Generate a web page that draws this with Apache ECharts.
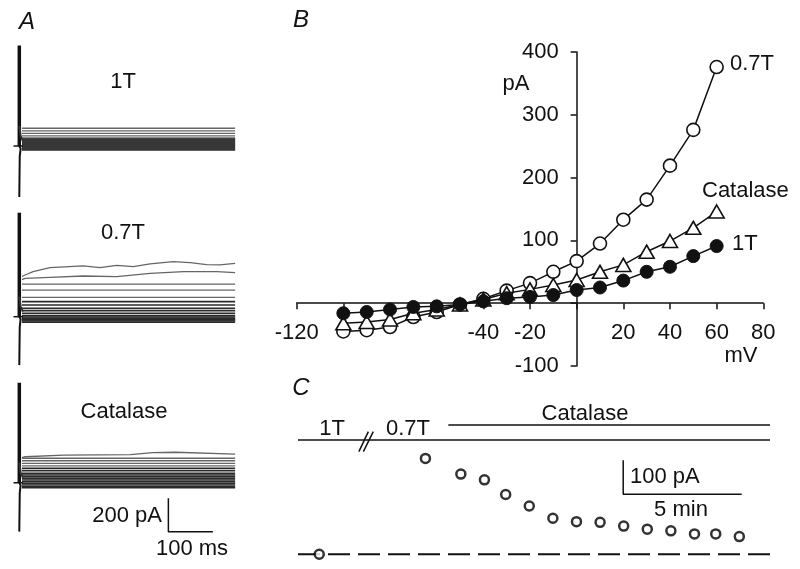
<!DOCTYPE html>
<html><head><meta charset="utf-8">
<script src="https://cdn.jsdelivr.net/npm/echarts@6/dist/echarts.min.js"></script>
<style>html,body{margin:0;padding:0;background:#fff}#c{width:800px;height:569px}</style>
</head><body><div id="c"></div>
<script>
// ---------- Panel B : I-V relation ----------
const voltages   = [-100,-90,-80,-70,-60,-50,-40,-30,-20,-10,0,10,20,30,40,50,60];
const iv07T      = [-45,-43,-38,-22,-14,-2,7,20,32,50,67,95,133,165,219,276,376];
const ivCatalase = [-32,-30,-26,-16,-10,-2,6,16,22,29,37,50,61,82,99,120,146];
const iv1T       = [-16,-14,-10,-6,-5,-2,3,8,10,13,21,25,36,50,58,75,91];
const xTickLabels = ['-120','-40','-20','20','40','60','80'];
const yTickLabels = ['400','300','200','100','-100'];

// ---------- Panel A : current traces (steady levels, pA) ----------
const traceLevels1T  = [106,90,76,60,48,42,36,30,24,18,12,6,0,-6,-12,-18,-24];
const traceLevels07T = [319,263,195,159,116,90,70,50,36,20,6,-2,-10,-16,-20,-26,-33];
const traceLevelsCat = [171,146,131,116,100,86,72,56,46,36,26,16,6,-4,-14,-24,-30];
// wavy top traces [ms, pA]
const wave07T_1 = [[6,240],[13,249],[31,269],[69,293],[144,303],[181,293],[219,307],[256,299],[294,315],[346,329],[384,323],[421,311],[451,309],[485,319]];
const wave07T_2 = [[6,222],[13,229],[69,235],[144,243],[219,239],[294,259],[369,269],[444,269],[485,263]];
const waveCat_1 = [[6,150],[13,155],[100,165],[250,168],[300,180],[350,182],[485,171]];
const traceStartMs = 6, traceEndMs = 485;
// capacitive transients [top pA, bottom pA]
const spike1T  = [600,-305];
const spike07T = [621,-289];
const spikeCat = [597,-292];

// ---------- Panel C : time course ----------
const timeMin   = [5.4,6.9,7.9,8.8,9.8,10.8,11.8,12.8,13.8,14.8,15.8,16.8,17.7,18.7];
const currentPA = [282,236,219,176,142,106,96,94,83,74,69,60,60,52];
const time1T = [0.9], current1T = [0];

// ---------- build ----------
const FONT = '"Liberation Sans", Arial, sans-serif';
const K = '#111';
const chart = echarts.init(document.getElementById('c'), null, {renderer:'canvas'});
const pairs = (xs, ys) => xs.map((x,i)=>[x, ys[i]]);

const aGrids = [
  {left:10.4, top:38.8, width:231.4, height:162.5},
  {left:10.4, top:209.5, width:231.4, height:162.5},
  {left:10.4, top:375.5, width:231.4, height:162.5}
];
const gB = {left:296.7, top:52, width:466.6, height:314};
const grids = aGrids.concat([
  gB,
  {left:298, top:401.3, width:472, height:163.2}   // C
]);
const xAxes = [], yAxes = [];
for (let i=0;i<3;i++){
  xAxes.push({gridIndex:i, type:'value', min:-20, max:500, show:false});
  yAxes.push({gridIndex:i, type:'value', min:-330, max:640, show:false});
}
const bxMin=-120, bxMax=80, byMin=-100, byMax=400;
const yAxisOffset = -gB.width*(0-bxMin)/(bxMax-bxMin);
const xAxisOffset = -gB.height*(0-byMin)/(byMax-byMin);
xAxes.push({gridIndex:3, type:'value', min:bxMin, max:bxMax, interval:20, position:'bottom', offset:xAxisOffset,
  axisLine:{onZero:false, lineStyle:{color:K, width:1.5}},
  axisTick:{show:true, length:6, lineStyle:{color:K, width:1.5}},
  splitLine:{show:false},
  axisLabel:{margin:19, fontSize:22, fontFamily:FONT, color:K,
    formatter:v=> xTickLabels.includes(String(v)) ? String(v) : ''}});
yAxes.push({gridIndex:3, type:'value', min:byMin, max:byMax, interval:100, position:'left', offset:yAxisOffset,
  axisLine:{onZero:false, lineStyle:{color:K, width:1.5}},
  axisTick:{show:true, length:6, lineStyle:{color:K, width:1.5}},
  splitLine:{show:false},
  axisLabel:{margin:18, fontSize:22, fontFamily:FONT, color:K,
    formatter:v=> yTickLabels.includes(String(v)) ? String(v) : ''}});
xAxes.push({gridIndex:4, type:'value', min:0, max:20, show:false});
yAxes.push({gridIndex:4, type:'value', min:-30, max:450, show:false});

const series = [];
function line(gi, data, color, width, extra){
  series.push(Object.assign({type:'line', xAxisIndex:gi, yAxisIndex:gi, data:data,
    showSymbol:false, symbol:'none', silent:true, animation:false, clip:false,
    lineStyle:{color:color, width:width}}, extra||{}));
}
const panelsA = [
  {levels:traceLevels1T, waves:[], spike:spike1T},
  {levels:traceLevels07T, waves:[wave07T_1, wave07T_2], spike:spike07T},
  {levels:traceLevelsCat, waves:[waveCat_1], spike:spikeCat}
];
panelsA.forEach((p, gi)=>{
  p.levels.forEach((lv, k)=>{
    const d = (k < p.waves.length) ? p.waves[k] : [[traceStartMs, lv],[traceEndMs, lv]];
    line(gi, d, k < 5 ? '#666' : '#2a2a2a', k < 5 ? 1.3 : 1.6);
  });
  // capacitive transient
  line(gi, [[0,p.spike[0]],[0,0]], K, 3.5);
  line(gi, [[0,120],[3,60],[8,30]], '#333', 2);
  line(gi, [[0,0],[3,-15],[1,-60],[0,p.spike[1]]], K, 2);
  // zero marker
  line(gi, [[-13,0],[8,0]], K, 1.5);
});
// A scale bar (200 pA, 100 ms)
line(2, [[335,-92.5],[335,-292.5],[435,-292.5]], K, 1.5);

// B series
series.push({type:'line', xAxisIndex:3, yAxisIndex:3, data:pairs(voltages, iv07T),
  symbol:'circle', symbolSize:13, animation:false, silent:true, z:3,
  lineStyle:{color:K, width:1.5}, itemStyle:{color:'#fff', borderColor:K, borderWidth:1.6}});
series.push({type:'line', xAxisIndex:3, yAxisIndex:3, data:pairs(voltages, ivCatalase),
  symbol:'triangle', symbolSize:[15,13], animation:false, silent:true, z:4,
  lineStyle:{color:K, width:1.5}, itemStyle:{color:'#fff', borderColor:K, borderWidth:1.6}});
series.push({type:'line', xAxisIndex:3, yAxisIndex:3, data:pairs(voltages, iv1T),
  symbol:'circle', symbolSize:13, animation:false, silent:true, z:5,
  lineStyle:{color:K, width:1.5}, itemStyle:{color:K, borderColor:K, borderWidth:1}});

// C annotations
line(4, [[0,0],[20,0]], K, 2, {lineStyle:{color:K, width:2, type:[22,8]}});
line(4, [[0,336],[20,336]], K, 1.5);
line(4, [[6.37,380],[20,380]], K, 1.5);
line(4, [[2.58,302],[2.98,361]], K, 1.5);
line(4, [[2.77,302],[3.19,361]], K, 1.5);
line(4, [[13.78,276.5],[13.78,176.5],[18.8,176.5]], K, 1.5);
series.push({type:'scatter', xAxisIndex:4, yAxisIndex:4, data:pairs(timeMin, currentPA),
  symbol:'circle', symbolSize:9, animation:false, silent:true, z:5,
  itemStyle:{color:'#fff', borderColor:'#000', borderWidth:2.5}});
series.push({type:'scatter', xAxisIndex:4, yAxisIndex:4, data:pairs(time1T, current1T),
  symbol:'circle', symbolSize:9, animation:false, silent:true, z:5,
  itemStyle:{color:'#fff', borderColor:'#000', borderWidth:2.5}});

function txt(t, x, y, opts){
  return Object.assign({type:'text', x:x, y:y, z:100, silent:true,
    style:Object.assign({text:t, fill:K, font:'22px '+FONT, align:'center', verticalAlign:'middle'}, opts||{})});
}
const ital = {font:'italic 24px '+FONT};
const graphic = [
  txt('A', 27, 22, ital), txt('B', 301, 20, ital), txt('C', 301, 388, ital),
  txt('1T', 123, 82), txt('0.7T', 123, 233), txt('Catalase', 124, 412),
  txt('200 pA', 162, 516, {align:'right'}), txt('100 ms', 192, 549),
  txt('pA', 516, 84), txt('mV', 741, 356),
  txt('0.7T', 730, 64, {align:'left'}), txt('Catalase', 702, 191, {align:'left'}), txt('1T', 732, 244, {align:'left'}),
  txt('1T', 332, 429), txt('0.7T', 408, 429), txt('Catalase', 585, 414),
  txt('100 pA', 630, 477, {align:'left'}), txt('5 min', 681, 510)
];

chart.setOption({animation:false, backgroundColor:'#fff', grid:grids, xAxis:xAxes, yAxis:yAxes, series:series, graphic:graphic});
</script></body></html>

** What is needed **
Starting at the top of the listing above, please restate word for word each line up to and including the one that holds "const yTickLabels = ['400','300','200','100','-100'];", omitting every image.

** Solution for this exercise **
Generate a web page that draws this with Apache ECharts.
<!DOCTYPE html>
<html><head><meta charset="utf-8">
<script src="https://cdn.jsdelivr.net/npm/echarts@6/dist/echarts.min.js"></script>
<style>html,body{margin:0;padding:0;background:#fff}#c{width:800px;height:569px}</style>
</head><body><div id="c"></div>
<script>
// ---------- Panel B : I-V relation ----------
const voltages   = [-100,-90,-80,-70,-60,-50,-40,-30,-20,-10,0,10,20,30,40,50,60];
const iv07T      = [-45,-43,-38,-22,-14,-2,7,20,32,50,67,95,133,165,219,276,376];
const ivCatalase = [-32,-30,-26,-16,-10,-2,6,16,22,29,37,50,61,82,99,120,146];
const iv1T       = [-16,-14,-10,-6,-5,-2,3,8,10,13,21,25,36,50,58,75,91];
const xTickLabels = ['-120','-40','-20','20','40','60','80'];
const yTickLabels = ['400','300','200','100','-100'];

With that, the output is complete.